Give the listing again exactly, omitting its images.
* start COLLECTED DATA *
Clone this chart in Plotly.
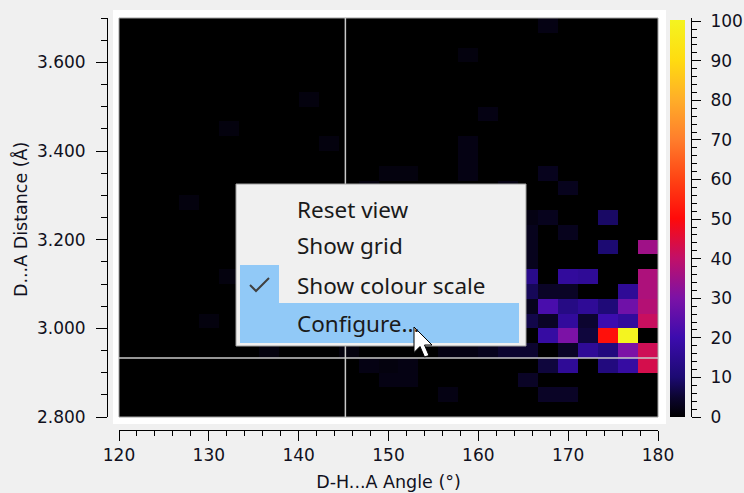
import numpy as np
import plotly.graph_objects as go

W, H = 744, 493

# histogram bins (27 x 27)
angle_edges = np.linspace(120, 180, 28)     # D-H...A angle, degrees
dist_edges = np.linspace(2.8, 3.7, 28)      # D...A distance, Angstrom

# non-empty cells: angle bin index, distance bin index, count
cell_angle_bin = [21, 17, 9, 18, 5, 10, 17, 17, 13, 14, 17, 21, 12, 19, 22, 3,
                  20, 21, 24, 20, 22, 20, 24, 26, 20,
                  5, 20, 22, 23, 26,
                  20, 21, 22, 25, 26,
                  20, 21, 22, 23, 24, 25, 26,
                  4, 20, 21, 22, 23, 24, 25, 26,
                  21, 22, 23, 24, 25,
                  7, 11, 16, 17, 18, 19, 20, 22, 23, 24, 25, 26,
                  12, 13, 14, 21, 22, 24, 25, 26,
                  13, 14, 20,
                  16, 21, 22]
cell_dist_bin = [26, 24, 21, 20, 19, 18, 18, 17, 16, 16, 16, 16, 15, 15, 15, 14,
                 13, 13, 13, 12, 12, 11, 11, 11, 10,
                 9, 9, 9, 9, 9,
                 8, 8, 8, 8, 8,
                 7, 7, 7, 7, 7, 7, 7,
                 6, 6, 6, 6, 6, 6, 6, 6,
                 5, 5, 5, 5, 5,
                 4, 4, 4, 4, 4, 4, 4, 4, 4, 4, 4, 4,
                 3, 3, 3, 3, 3, 3, 3, 3,
                 2, 2, 2,
                 1, 1, 1]
cell_count = [2, 1.5, 1.5, 2, 1.5, 1.5, 2, 2, 1.5, 1.5, 2, 3, 1.5, 2, 3, 1.5,
              2, 3, 9, 3, 3, 3, 10, 35, 3,
              1.5, 14, 17, 16, 37,
              8, 4, 4, 16, 37,
              3, 22, 13, 16, 11, 28, 38,
              1.5, 7, 4, 17, 5, 20, 17, 41,
              18, 30, 6, 51, 100,
              1.5, 1.5, 2, 2, 3, 5, 5, 4, 16, 12, 30, 42,
              2, 1.5, 2, 6, 16, 12, 18, 43,
              2, 2, 4,
              2, 4, 4]

crosshair_angle = 145.2
crosshair_dist = 2.933

menu_items = ["Reset view", "Show grid", "Show colour scale", "Configure..."]

colours = [[0.0, "#000000"], [0.05, "#0c0530"], [0.1, "#1c0a72"], [0.2, "#3c0cae"],
           [0.3, "#7c12a6"], [0.4, "#c21068"], [0.5, "#ff0a0a"], [0.6, "#ff4414"],
           [0.7, "#ff7e2c"], [0.8, "#ffae28"], [0.9, "#ffdc10"], [1.0, "#f4f420"]]

z = np.zeros((27, 27))
for a, d, c in zip(cell_angle_bin, cell_dist_bin, cell_count):
    z[d, a] = c


def px(x):
    return x / W


def py(y):
    return 1 - y / H


TXT = "#101020"
FONT = "DejaVu Sans"
FS = 17

fig = go.Figure()
fig.add_trace(go.Heatmap(
    z=z, x=angle_edges, y=dist_edges,
    colorscale=colours, zmin=0, zmax=100,
    colorbar=dict(x=px(670), xanchor="left", thickness=15, len=(417 - 20) / H,
                  y=py(417), yanchor="bottom", ypad=0, xpad=0, outlinewidth=0,
                  showticklabels=False, ticks=""),
    hoverinfo="skip",
))
# dummy trace carrying the colour-scale tick axis
fig.add_trace(go.Scatter(x=[None], y=[None], yaxis="y2", showlegend=False, hoverinfo="skip"))

axis_common = dict(showline=True, linecolor="#000000", linewidth=1, ticks="outside",
                   tickcolor="#000000", showgrid=False, zeroline=False, automargin=False,
                   tickfont=dict(family=FONT, size=FS, color=TXT))

fig.update_layout(
    template="none",
    width=W, height=H,
    margin=dict(l=0, r=0, t=0, b=0),
    paper_bgcolor="#f0f0f0", plot_bgcolor="#000000",
    showlegend=False,
    font=dict(family=FONT, size=FS, color=TXT),
    xaxis=dict(domain=[px(119), px(658)], range=[120, 180], anchor="free",
               position=py(430), tick0=120, dtick=10, ticklen=10,
               minor=dict(dtick=2, ticklen=5, ticks="outside", tickcolor="#000000"),
               ticklabelstandoff=0,
               title=dict(text="D-H...A Angle (°)", standoff=11,
                          font=dict(family=FONT, size=17.5, color=TXT)),
               **axis_common),
    yaxis=dict(domain=[py(417), py(18)], range=[2.8, 3.7], anchor="free",
               position=px(107), tick0=2.8, dtick=0.2, tickformat=".3f", ticklen=11,
               minor=dict(dtick=0.05, ticklen=6, ticks="outside", tickcolor="#000000"),
               ticklabelstandoff=7,
               **axis_common),
    yaxis2=dict(overlaying="y", anchor="free", position=px(691), side="right",
                range=[0, 100.8], tick0=0, dtick=10, ticklen=9,
                minor=dict(dtick=2, ticklen=5, ticks="outside", tickcolor="#000000"),
                ticklabelstandoff=6, **axis_common),
)

fig.add_annotation(text="D...A Distance (Å)", textangle=-90, x=px(21), y=py(220),
                   xref="paper", yref="paper", xanchor="center", yanchor="middle",
                   showarrow=False, font=dict(family=FONT, size=17.5, color=TXT))

shapes = [
    # white panel behind the plot
    dict(type="rect", xref="paper", yref="paper", x0=px(113), x1=px(666), y0=py(424), y1=py(10),
         fillcolor="#ffffff", line=dict(width=0), layer="below"),
    # plot frame
    dict(type="rect", xref="x domain", yref="y domain", x0=0, x1=1, y0=0, y1=1,
         line=dict(color="#a0a0a0", width=1)),
    # crosshair
    dict(type="line", xref="x", yref="y domain", x0=crosshair_angle, x1=crosshair_angle, y0=0, y1=1,
         line=dict(color="#c8c8c8", width=1.5)),
    dict(type="line", xref="x domain", yref="y", x0=0, x1=1, y0=crosshair_dist, y1=crosshair_dist,
         line=dict(color="#c8c8c8", width=1.5)),
    # context menu
    dict(type="rect", xref="paper", yref="paper", x0=px(236), x1=px(526), y0=py(346), y1=py(184),
         fillcolor="#f0f0f0", line=dict(color="#a0a0a0", width=1)),
    dict(type="rect", xref="paper", yref="paper", x0=px(240), x1=px(279), y0=py(303), y1=py(265),
         fillcolor="#91c9f7", line=dict(width=0)),
    dict(type="rect", xref="paper", yref="paper", x0=px(240), x1=px(519), y0=py(343), y1=py(303),
         fillcolor="#91c9f7", line=dict(width=0)),
    dict(type="path", xref="paper", yref="paper",
         path=f"M {px(250)} {py(285)} L {px(256)} {py(291)} L {px(269)} {py(278)}",
         line=dict(color="#404040", width=2)),
]

# mouse pointer
tip_x, tip_y = 414, 327
arrow = [(0, 0), (0, 25.5), (6, 19.5), (10.5, 30), (15, 28.5), (10.5, 18), (18, 18)]
path = "M " + " L ".join(f"{px(tip_x + ax)} {py(tip_y + ay)}" for ax, ay in arrow) + " Z"
shapes.append(dict(type="path", xref="paper", yref="paper", path=path,
                   fillcolor="#ffffff", line=dict(color="#000000", width=1)))
fig.update_layout(shapes=shapes)

for label, ymid in zip(menu_items, [209, 246, 285, 323]):
    fig.add_annotation(text=label, x=px(295), y=py(ymid), xref="paper", yref="paper",
                       xanchor="left", yanchor="middle", showarrow=False,
                       font=dict(family="Noto Sans", size=22.5, color="#1a1a1a"))

# page body margin would otherwise shift the 744x493 figure by 8px
fig.write_html("out.html", config={"displayModeBar": False},
               post_script="document.body.style.margin='0px';"
                           "document.body.style.background='#f0f0f0';")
* end COLLECTED DATA *
> TASK RESULT:
Clone this chart in Plotly.
import numpy as np
import plotly.graph_objects as go

W, H = 744, 493

# histogram bins (27 x 27)
angle_edges = np.linspace(120, 180, 28)     # D-H...A angle, degrees
dist_edges = np.linspace(2.8, 3.7, 28)      # D...A distance, Angstrom

# non-empty cells: angle bin index, distance bin index, count
cell_angle_bin = [21, 17, 9, 18, 5, 10, 17, 17, 13, 14, 17, 21, 12, 19, 22, 3,
                  20, 21, 24, 20, 22, 20, 24, 26, 20,
                  5, 20, 22, 23, 26,
                  20, 21, 22, 25, 26,
                  20, 21, 22, 23, 24, 25, 26,
                  4, 20, 21, 22, 23, 24, 25, 26,
                  21, 22, 23, 24, 25,
                  7, 11, 16, 17, 18, 19, 20, 22, 23, 24, 25, 26,
                  12, 13, 14, 21, 22, 24, 25, 26,
                  13, 14, 20,
                  16, 21, 22]
cell_dist_bin = [26, 24, 21, 20, 19, 18, 18, 17, 16, 16, 16, 16, 15, 15, 15, 14,
                 13, 13, 13, 12, 12, 11, 11, 11, 10,
                 9, 9, 9, 9, 9,
                 8, 8, 8, 8, 8,
                 7, 7, 7, 7, 7, 7, 7,
                 6, 6, 6, 6, 6, 6, 6, 6,
                 5, 5, 5, 5, 5,
                 4, 4, 4, 4, 4, 4, 4, 4, 4, 4, 4, 4,
                 3, 3, 3, 3, 3, 3, 3, 3,
                 2, 2, 2,
                 1, 1, 1]
cell_count = [2, 1.5, 1.5, 2, 1.5, 1.5, 2, 2, 1.5, 1.5, 2, 3, 1.5, 2, 3, 1.5,
              2, 3, 9, 3, 3, 3, 10, 35, 3,
              1.5, 14, 17, 16, 37,
              8, 4, 4, 16, 37,
              3, 22, 13, 16, 11, 28, 38,
              1.5, 7, 4, 17, 5, 20, 17, 41,
              18, 30, 6, 51, 100,
              1.5, 1.5, 2, 2, 3, 5, 5, 4, 16, 12, 30, 42,
              2, 1.5, 2, 6, 16, 12, 18, 43,
              2, 2, 4,
              2, 4, 4]

crosshair_angle = 145.2
crosshair_dist = 2.933

menu_items = ["Reset view", "Show grid", "Show colour scale", "Configure..."]

colours = [[0.0, "#000000"], [0.05, "#0c0530"], [0.1, "#1c0a72"], [0.2, "#3c0cae"],
           [0.3, "#7c12a6"], [0.4, "#c21068"], [0.5, "#ff0a0a"], [0.6, "#ff4414"],
           [0.7, "#ff7e2c"], [0.8, "#ffae28"], [0.9, "#ffdc10"], [1.0, "#f4f420"]]

z = np.zeros((27, 27))
for a, d, c in zip(cell_angle_bin, cell_dist_bin, cell_count):
    z[d, a] = c


def px(x):
    return x / W


def py(y):
    return 1 - y / H


TXT = "#101020"
FONT = "DejaVu Sans"
FS = 17

fig = go.Figure()
fig.add_trace(go.Heatmap(
    z=z, x=angle_edges, y=dist_edges,
    colorscale=colours, zmin=0, zmax=100,
    colorbar=dict(x=px(670), xanchor="left", thickness=15, len=(417 - 20) / H,
                  y=py(417), yanchor="bottom", ypad=0, xpad=0, outlinewidth=0,
                  showticklabels=False, ticks=""),
    hoverinfo="skip",
))
# dummy trace carrying the colour-scale tick axis
fig.add_trace(go.Scatter(x=[None], y=[None], yaxis="y2", showlegend=False, hoverinfo="skip"))

axis_common = dict(showline=True, linecolor="#000000", linewidth=1, ticks="outside",
                   tickcolor="#000000", showgrid=False, zeroline=False, automargin=False,
                   tickfont=dict(family=FONT, size=FS, color=TXT))

fig.update_layout(
    template="none",
    width=W, height=H,
    margin=dict(l=0, r=0, t=0, b=0),
    paper_bgcolor="#f0f0f0", plot_bgcolor="#000000",
    showlegend=False,
    font=dict(family=FONT, size=FS, color=TXT),
    xaxis=dict(domain=[px(119), px(658)], range=[120, 180], anchor="free",
               position=py(430), tick0=120, dtick=10, ticklen=10,
               minor=dict(dtick=2, ticklen=5, ticks="outside", tickcolor="#000000"),
               ticklabelstandoff=0,
               title=dict(text="D-H...A Angle (°)", standoff=11,
                          font=dict(family=FONT, size=17.5, color=TXT)),
               **axis_common),
    yaxis=dict(domain=[py(417), py(18)], range=[2.8, 3.7], anchor="free",
               position=px(107), tick0=2.8, dtick=0.2, tickformat=".3f", ticklen=11,
               minor=dict(dtick=0.05, ticklen=6, ticks="outside", tickcolor="#000000"),
               ticklabelstandoff=7,
               **axis_common),
    yaxis2=dict(overlaying="y", anchor="free", position=px(691), side="right",
                range=[0, 100.8], tick0=0, dtick=10, ticklen=9,
                minor=dict(dtick=2, ticklen=5, ticks="outside", tickcolor="#000000"),
                ticklabelstandoff=6, **axis_common),
)

fig.add_annotation(text="D...A Distance (Å)", textangle=-90, x=px(21), y=py(220),
                   xref="paper", yref="paper", xanchor="center", yanchor="middle",
                   showarrow=False, font=dict(family=FONT, size=17.5, color=TXT))

shapes = [
    # white panel behind the plot
    dict(type="rect", xref="paper", yref="paper", x0=px(113), x1=px(666), y0=py(424), y1=py(10),
         fillcolor="#ffffff", line=dict(width=0), layer="below"),
    # plot frame
    dict(type="rect", xref="x domain", yref="y domain", x0=0, x1=1, y0=0, y1=1,
         line=dict(color="#a0a0a0", width=1)),
    # crosshair
    dict(type="line", xref="x", yref="y domain", x0=crosshair_angle, x1=crosshair_angle, y0=0, y1=1,
         line=dict(color="#c8c8c8", width=1.5)),
    dict(type="line", xref="x domain", yref="y", x0=0, x1=1, y0=crosshair_dist, y1=crosshair_dist,
         line=dict(color="#c8c8c8", width=1.5)),
    # context menu
    dict(type="rect", xref="paper", yref="paper", x0=px(236), x1=px(526), y0=py(346), y1=py(184),
         fillcolor="#f0f0f0", line=dict(color="#a0a0a0", width=1)),
    dict(type="rect", xref="paper", yref="paper", x0=px(240), x1=px(279), y0=py(303), y1=py(265),
         fillcolor="#91c9f7", line=dict(width=0)),
    dict(type="rect", xref="paper", yref="paper", x0=px(240), x1=px(519), y0=py(343), y1=py(303),
         fillcolor="#91c9f7", line=dict(width=0)),
    dict(type="path", xref="paper", yref="paper",
         path=f"M {px(250)} {py(285)} L {px(256)} {py(291)} L {px(269)} {py(278)}",
         line=dict(color="#404040", width=2)),
]

# mouse pointer
tip_x, tip_y = 414, 327
arrow = [(0, 0), (0, 25.5), (6, 19.5), (10.5, 30), (15, 28.5), (10.5, 18), (18, 18)]
path = "M " + " L ".join(f"{px(tip_x + ax)} {py(tip_y + ay)}" for ax, ay in arrow) + " Z"
shapes.append(dict(type="path", xref="paper", yref="paper", path=path,
                   fillcolor="#ffffff", line=dict(color="#000000", width=1)))
fig.update_layout(shapes=shapes)

for label, ymid in zip(menu_items, [209, 246, 285, 323]):
    fig.add_annotation(text=label, x=px(295), y=py(ymid), xref="paper", yref="paper",
                       xanchor="left", yanchor="middle", showarrow=False,
                       font=dict(family="Noto Sans", size=22.5, color="#1a1a1a"))

# page body margin would otherwise shift the 744x493 figure by 8px
fig.write_html("out.html", config={"displayModeBar": False},
               post_script="document.body.style.margin='0px';"
                           "document.body.style.background='#f0f0f0';")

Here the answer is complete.